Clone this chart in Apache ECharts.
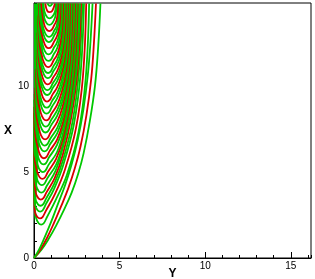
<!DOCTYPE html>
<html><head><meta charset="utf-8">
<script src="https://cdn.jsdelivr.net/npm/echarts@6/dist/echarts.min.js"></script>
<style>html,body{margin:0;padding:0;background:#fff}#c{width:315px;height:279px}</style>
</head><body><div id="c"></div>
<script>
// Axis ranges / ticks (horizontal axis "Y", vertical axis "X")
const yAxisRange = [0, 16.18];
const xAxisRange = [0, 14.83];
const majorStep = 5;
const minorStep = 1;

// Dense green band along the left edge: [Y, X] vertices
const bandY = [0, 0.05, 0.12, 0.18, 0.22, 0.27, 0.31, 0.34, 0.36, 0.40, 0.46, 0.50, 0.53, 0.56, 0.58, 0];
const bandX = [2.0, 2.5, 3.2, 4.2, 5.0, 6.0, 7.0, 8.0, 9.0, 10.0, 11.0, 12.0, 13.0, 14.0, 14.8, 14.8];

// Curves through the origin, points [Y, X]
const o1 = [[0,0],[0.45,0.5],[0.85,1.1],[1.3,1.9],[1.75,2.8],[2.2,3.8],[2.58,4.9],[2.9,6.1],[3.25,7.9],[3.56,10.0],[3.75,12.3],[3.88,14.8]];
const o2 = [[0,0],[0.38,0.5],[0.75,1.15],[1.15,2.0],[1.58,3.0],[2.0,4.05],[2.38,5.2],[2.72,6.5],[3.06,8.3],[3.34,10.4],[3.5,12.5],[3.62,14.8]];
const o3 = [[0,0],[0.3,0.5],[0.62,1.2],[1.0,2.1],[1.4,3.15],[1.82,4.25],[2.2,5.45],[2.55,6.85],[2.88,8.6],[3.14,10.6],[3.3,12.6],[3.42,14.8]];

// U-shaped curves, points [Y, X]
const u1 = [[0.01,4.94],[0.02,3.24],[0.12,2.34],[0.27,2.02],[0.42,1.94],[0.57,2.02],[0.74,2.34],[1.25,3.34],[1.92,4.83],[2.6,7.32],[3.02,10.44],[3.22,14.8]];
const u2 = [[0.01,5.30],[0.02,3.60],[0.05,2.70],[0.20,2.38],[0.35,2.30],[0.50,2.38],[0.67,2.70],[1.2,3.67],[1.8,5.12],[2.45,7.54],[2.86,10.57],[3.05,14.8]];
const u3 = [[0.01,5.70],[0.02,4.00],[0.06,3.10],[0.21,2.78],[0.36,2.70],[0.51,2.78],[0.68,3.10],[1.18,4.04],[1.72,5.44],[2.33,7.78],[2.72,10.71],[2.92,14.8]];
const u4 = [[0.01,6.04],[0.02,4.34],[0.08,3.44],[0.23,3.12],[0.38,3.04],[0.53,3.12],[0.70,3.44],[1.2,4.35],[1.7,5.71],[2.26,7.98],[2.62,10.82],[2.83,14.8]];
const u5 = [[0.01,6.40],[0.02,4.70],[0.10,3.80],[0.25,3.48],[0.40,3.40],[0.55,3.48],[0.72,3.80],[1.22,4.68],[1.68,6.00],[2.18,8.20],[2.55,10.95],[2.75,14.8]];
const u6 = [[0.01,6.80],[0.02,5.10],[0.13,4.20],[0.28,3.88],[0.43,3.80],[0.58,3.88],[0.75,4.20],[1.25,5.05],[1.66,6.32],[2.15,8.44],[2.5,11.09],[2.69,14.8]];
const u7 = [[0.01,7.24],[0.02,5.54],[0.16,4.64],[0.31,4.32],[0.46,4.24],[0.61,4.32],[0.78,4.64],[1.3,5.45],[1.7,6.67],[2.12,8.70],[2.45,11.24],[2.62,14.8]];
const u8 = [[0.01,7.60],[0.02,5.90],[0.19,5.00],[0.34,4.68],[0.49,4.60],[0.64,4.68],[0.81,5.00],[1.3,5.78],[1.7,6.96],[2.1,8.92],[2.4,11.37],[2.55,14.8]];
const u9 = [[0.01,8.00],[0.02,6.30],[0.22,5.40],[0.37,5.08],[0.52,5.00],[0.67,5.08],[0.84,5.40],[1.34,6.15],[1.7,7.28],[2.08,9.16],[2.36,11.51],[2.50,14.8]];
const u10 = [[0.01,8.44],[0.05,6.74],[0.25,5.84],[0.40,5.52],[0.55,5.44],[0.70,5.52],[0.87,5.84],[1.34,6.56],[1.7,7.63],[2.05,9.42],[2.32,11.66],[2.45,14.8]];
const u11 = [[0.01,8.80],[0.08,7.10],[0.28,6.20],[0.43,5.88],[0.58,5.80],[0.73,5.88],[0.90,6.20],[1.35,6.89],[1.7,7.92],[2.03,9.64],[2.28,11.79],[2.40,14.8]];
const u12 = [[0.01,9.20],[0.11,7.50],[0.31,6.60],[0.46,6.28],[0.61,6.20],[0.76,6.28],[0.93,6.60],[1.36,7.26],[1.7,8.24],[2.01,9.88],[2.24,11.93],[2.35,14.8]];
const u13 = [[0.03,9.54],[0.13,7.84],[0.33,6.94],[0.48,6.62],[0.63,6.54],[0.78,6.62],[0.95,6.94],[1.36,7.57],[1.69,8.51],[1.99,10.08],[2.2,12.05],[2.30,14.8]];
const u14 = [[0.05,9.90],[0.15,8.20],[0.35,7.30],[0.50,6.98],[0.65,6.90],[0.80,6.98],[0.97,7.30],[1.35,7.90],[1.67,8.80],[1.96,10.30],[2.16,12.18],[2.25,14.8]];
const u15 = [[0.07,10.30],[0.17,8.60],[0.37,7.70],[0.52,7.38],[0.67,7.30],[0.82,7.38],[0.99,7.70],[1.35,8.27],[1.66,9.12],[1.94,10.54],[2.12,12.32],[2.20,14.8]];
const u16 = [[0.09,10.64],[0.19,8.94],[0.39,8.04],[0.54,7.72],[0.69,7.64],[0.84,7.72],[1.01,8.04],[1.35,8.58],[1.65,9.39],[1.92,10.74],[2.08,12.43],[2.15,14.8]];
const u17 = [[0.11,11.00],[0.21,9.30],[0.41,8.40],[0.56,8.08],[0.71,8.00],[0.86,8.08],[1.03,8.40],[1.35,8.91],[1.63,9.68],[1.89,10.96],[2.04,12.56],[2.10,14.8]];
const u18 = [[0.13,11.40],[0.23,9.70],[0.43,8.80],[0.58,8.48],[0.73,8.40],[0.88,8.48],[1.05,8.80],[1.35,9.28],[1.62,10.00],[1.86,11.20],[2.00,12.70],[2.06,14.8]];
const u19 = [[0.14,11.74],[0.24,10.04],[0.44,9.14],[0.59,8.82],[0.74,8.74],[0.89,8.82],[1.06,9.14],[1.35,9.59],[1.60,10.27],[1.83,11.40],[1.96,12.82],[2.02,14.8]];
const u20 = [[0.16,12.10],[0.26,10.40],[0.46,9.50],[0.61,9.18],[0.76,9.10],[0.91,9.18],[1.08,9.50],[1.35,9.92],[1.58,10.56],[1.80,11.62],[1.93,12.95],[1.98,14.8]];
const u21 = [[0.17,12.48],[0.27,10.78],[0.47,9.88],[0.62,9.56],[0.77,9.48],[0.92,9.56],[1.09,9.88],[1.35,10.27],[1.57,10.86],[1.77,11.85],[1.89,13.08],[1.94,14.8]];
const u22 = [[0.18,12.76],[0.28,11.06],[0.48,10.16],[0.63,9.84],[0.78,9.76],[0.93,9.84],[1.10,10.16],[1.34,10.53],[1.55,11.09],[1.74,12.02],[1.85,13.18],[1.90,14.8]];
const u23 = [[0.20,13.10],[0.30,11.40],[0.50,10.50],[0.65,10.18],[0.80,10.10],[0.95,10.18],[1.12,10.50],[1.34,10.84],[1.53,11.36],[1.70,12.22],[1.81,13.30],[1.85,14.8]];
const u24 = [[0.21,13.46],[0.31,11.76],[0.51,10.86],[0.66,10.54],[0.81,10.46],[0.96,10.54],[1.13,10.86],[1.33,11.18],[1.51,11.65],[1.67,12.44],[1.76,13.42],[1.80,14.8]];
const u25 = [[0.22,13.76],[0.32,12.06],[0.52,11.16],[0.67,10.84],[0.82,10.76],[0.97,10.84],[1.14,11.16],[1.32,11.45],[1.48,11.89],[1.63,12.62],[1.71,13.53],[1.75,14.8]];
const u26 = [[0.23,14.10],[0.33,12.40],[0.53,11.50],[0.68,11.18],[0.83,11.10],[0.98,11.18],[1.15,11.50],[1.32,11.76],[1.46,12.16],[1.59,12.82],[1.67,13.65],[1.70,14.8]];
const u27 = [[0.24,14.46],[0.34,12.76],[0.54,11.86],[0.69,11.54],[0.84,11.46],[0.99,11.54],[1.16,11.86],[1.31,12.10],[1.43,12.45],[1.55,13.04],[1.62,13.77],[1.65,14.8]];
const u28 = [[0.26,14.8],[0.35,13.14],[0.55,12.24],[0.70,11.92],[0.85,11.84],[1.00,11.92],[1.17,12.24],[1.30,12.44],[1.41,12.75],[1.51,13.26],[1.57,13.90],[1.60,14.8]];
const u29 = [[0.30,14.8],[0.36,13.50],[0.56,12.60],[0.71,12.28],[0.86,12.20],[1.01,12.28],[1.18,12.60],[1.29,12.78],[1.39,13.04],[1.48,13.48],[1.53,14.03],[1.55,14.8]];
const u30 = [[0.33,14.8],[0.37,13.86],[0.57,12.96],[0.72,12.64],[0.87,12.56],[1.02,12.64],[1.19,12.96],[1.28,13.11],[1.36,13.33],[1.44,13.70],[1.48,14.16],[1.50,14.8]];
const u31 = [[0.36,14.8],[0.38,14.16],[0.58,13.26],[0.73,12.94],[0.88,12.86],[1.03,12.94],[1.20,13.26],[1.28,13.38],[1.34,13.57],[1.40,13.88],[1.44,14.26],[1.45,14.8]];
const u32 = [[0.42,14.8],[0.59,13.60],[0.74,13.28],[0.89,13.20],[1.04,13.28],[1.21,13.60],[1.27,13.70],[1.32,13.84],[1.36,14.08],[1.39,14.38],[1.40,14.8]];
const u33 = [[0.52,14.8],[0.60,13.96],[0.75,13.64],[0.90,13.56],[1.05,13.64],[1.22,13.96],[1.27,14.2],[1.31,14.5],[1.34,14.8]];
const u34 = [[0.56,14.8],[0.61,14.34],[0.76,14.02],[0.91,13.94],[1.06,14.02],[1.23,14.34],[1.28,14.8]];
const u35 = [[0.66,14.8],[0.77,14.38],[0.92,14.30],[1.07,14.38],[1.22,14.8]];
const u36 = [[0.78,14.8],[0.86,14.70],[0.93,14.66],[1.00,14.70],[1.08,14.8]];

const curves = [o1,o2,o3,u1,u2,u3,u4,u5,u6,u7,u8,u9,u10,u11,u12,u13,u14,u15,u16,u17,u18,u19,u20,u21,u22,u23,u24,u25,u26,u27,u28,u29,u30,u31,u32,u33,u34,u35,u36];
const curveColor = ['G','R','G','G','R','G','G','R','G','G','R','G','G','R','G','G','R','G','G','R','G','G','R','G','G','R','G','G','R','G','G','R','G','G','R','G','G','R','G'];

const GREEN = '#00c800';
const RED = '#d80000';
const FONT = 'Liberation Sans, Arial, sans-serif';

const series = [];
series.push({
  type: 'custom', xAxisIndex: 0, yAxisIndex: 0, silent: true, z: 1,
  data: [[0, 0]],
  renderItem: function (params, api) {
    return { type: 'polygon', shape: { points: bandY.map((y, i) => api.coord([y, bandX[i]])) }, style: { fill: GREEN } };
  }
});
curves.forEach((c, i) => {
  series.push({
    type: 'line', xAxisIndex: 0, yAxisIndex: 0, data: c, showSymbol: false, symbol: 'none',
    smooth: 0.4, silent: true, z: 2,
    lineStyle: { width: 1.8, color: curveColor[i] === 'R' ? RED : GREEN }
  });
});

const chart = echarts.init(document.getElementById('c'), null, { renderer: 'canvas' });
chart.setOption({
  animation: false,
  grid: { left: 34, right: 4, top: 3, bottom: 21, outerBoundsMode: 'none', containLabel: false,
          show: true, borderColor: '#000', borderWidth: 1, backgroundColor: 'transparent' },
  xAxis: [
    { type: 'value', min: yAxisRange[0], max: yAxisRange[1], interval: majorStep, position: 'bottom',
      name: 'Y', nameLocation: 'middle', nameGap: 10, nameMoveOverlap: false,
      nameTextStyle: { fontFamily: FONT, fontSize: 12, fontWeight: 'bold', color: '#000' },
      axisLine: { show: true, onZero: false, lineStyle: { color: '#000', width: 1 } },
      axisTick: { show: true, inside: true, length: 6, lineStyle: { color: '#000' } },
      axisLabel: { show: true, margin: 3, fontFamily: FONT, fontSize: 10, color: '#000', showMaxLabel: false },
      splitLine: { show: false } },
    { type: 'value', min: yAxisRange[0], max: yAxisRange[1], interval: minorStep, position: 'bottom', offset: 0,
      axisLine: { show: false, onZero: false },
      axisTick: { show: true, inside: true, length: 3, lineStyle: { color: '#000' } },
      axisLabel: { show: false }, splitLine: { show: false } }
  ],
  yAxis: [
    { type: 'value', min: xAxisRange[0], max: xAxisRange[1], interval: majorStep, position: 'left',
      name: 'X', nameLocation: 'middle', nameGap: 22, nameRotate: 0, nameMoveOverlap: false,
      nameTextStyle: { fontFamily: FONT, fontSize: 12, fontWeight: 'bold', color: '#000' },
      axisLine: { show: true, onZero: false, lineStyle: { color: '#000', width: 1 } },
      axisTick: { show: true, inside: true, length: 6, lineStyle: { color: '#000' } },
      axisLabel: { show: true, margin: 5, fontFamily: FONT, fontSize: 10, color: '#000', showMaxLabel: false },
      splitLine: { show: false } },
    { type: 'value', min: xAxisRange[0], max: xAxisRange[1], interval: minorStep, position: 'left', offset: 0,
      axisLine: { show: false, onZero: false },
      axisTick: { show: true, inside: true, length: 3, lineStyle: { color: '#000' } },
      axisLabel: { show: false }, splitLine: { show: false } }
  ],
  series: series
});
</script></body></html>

_ _ _ _ _ _ _

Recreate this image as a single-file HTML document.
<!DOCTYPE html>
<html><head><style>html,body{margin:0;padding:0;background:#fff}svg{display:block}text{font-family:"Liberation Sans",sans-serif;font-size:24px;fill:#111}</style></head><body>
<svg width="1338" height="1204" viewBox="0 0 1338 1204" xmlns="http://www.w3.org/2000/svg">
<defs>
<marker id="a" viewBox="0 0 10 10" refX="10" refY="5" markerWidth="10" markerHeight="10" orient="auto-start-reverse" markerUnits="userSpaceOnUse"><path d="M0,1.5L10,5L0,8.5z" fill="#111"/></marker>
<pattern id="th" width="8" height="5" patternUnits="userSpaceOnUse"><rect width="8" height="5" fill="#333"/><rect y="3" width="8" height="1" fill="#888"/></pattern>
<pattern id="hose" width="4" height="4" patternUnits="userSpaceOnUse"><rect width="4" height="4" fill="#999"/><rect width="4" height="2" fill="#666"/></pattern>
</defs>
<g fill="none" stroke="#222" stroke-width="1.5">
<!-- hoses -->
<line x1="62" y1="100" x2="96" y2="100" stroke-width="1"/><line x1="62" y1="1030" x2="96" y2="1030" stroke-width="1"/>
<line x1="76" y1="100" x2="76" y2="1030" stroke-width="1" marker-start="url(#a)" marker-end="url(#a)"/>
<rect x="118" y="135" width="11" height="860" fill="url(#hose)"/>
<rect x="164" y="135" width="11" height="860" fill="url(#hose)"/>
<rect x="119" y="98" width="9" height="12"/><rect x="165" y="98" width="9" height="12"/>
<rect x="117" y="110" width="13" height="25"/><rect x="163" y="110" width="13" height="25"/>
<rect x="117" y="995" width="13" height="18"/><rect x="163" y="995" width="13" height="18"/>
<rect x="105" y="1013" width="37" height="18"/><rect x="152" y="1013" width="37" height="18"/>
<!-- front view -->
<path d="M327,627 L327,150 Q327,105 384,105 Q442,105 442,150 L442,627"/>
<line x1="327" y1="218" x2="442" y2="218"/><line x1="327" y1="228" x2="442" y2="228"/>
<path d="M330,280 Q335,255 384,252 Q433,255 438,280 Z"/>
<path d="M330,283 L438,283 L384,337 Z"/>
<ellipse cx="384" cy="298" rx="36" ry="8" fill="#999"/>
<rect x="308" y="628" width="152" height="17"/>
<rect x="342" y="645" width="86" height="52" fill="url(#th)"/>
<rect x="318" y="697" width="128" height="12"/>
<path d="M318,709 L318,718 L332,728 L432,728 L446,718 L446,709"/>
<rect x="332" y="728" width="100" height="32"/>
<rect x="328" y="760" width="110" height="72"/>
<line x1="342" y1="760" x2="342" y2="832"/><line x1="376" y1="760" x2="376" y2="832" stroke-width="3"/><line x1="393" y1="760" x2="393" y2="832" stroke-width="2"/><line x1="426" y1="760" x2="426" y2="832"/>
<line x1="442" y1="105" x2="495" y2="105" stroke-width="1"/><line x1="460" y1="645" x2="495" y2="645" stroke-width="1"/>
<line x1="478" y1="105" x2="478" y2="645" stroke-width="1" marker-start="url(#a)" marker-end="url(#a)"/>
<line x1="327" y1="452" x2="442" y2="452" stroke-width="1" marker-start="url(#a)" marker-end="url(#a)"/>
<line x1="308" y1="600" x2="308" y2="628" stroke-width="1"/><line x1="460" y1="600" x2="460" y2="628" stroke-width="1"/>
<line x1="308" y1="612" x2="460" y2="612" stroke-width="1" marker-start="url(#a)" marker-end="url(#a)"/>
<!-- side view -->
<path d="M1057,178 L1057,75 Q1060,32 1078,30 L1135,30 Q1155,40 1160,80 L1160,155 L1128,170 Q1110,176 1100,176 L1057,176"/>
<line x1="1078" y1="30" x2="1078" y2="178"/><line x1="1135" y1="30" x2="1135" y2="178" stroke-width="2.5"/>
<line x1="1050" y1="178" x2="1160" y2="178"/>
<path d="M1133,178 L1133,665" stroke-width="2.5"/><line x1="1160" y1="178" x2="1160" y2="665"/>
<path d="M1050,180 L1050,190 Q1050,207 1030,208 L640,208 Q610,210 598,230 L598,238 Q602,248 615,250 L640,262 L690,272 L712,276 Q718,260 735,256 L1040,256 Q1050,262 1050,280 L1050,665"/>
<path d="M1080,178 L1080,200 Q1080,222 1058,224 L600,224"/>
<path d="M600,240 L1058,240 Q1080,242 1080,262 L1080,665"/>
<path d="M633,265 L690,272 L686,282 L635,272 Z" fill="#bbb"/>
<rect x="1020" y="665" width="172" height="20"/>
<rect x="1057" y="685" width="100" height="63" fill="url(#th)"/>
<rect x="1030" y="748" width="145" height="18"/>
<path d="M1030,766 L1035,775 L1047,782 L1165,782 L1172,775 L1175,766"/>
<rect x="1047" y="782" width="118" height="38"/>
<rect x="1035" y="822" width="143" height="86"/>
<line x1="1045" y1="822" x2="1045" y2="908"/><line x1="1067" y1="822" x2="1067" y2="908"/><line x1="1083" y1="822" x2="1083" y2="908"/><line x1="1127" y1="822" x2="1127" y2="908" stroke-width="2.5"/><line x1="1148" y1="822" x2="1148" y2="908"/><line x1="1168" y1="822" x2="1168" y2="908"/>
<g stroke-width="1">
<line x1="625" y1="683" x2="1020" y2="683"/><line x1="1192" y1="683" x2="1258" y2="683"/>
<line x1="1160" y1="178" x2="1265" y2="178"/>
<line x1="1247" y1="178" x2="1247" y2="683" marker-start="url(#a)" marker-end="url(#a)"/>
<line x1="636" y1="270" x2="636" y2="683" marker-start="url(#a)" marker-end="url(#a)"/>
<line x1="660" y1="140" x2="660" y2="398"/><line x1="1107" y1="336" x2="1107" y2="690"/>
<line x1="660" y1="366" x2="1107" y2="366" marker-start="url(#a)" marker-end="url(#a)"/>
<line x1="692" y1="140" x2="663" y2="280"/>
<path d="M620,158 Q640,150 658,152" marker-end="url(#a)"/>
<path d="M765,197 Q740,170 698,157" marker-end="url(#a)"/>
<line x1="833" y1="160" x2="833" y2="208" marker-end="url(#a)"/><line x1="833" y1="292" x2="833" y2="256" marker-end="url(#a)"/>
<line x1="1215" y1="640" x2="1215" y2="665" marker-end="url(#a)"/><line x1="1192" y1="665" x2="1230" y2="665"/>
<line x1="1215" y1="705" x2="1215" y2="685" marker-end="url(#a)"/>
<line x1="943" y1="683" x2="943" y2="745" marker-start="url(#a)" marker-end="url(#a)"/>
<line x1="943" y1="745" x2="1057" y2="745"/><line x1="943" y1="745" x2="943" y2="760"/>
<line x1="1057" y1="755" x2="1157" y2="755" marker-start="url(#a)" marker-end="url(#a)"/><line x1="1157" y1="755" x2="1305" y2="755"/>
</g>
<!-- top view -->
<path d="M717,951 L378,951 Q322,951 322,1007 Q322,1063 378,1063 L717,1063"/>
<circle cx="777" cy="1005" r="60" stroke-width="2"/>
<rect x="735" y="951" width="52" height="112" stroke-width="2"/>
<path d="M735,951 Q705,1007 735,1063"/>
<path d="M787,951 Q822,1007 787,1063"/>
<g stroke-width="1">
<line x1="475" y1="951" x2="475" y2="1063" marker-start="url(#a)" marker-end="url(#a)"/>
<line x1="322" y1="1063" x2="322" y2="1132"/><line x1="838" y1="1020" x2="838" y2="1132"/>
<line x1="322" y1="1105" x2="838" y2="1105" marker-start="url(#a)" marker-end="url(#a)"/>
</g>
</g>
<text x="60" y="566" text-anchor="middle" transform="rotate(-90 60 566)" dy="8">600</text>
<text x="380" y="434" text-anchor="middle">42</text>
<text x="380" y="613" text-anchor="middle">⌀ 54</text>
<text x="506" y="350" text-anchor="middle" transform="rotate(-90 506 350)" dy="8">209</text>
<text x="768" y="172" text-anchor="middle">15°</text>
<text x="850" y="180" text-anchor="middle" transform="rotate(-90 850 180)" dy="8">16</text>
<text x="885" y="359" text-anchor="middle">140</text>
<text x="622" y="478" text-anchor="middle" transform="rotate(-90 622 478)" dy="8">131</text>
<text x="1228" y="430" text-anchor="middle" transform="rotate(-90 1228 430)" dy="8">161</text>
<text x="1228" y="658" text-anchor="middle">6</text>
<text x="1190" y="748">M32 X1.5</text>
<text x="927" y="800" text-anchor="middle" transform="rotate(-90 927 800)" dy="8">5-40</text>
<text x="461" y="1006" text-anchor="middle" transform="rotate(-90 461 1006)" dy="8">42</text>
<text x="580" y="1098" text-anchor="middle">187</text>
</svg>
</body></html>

_ _ _ _ _ _ _

◆ Set exercise
Repeat exactly, and only, the lines from the one containing "Clone this chart in Apache ECharts." through the one containing "14.0, 14.8, 14.8];", both included, without the pictures.

◆ Worked solution
Clone this chart in Apache ECharts.
<!DOCTYPE html>
<html><head><meta charset="utf-8">
<script src="https://cdn.jsdelivr.net/npm/echarts@6/dist/echarts.min.js"></script>
<style>html,body{margin:0;padding:0;background:#fff}#c{width:315px;height:279px}</style>
</head><body><div id="c"></div>
<script>
// Axis ranges / ticks (horizontal axis "Y", vertical axis "X")
const yAxisRange = [0, 16.18];
const xAxisRange = [0, 14.83];
const majorStep = 5;
const minorStep = 1;

// Dense green band along the left edge: [Y, X] vertices
const bandY = [0, 0.05, 0.12, 0.18, 0.22, 0.27, 0.31, 0.34, 0.36, 0.40, 0.46, 0.50, 0.53, 0.56, 0.58, 0];
const bandX = [2.0, 2.5, 3.2, 4.2, 5.0, 6.0, 7.0, 8.0, 9.0, 10.0, 11.0, 12.0, 13.0, 14.0, 14.8, 14.8];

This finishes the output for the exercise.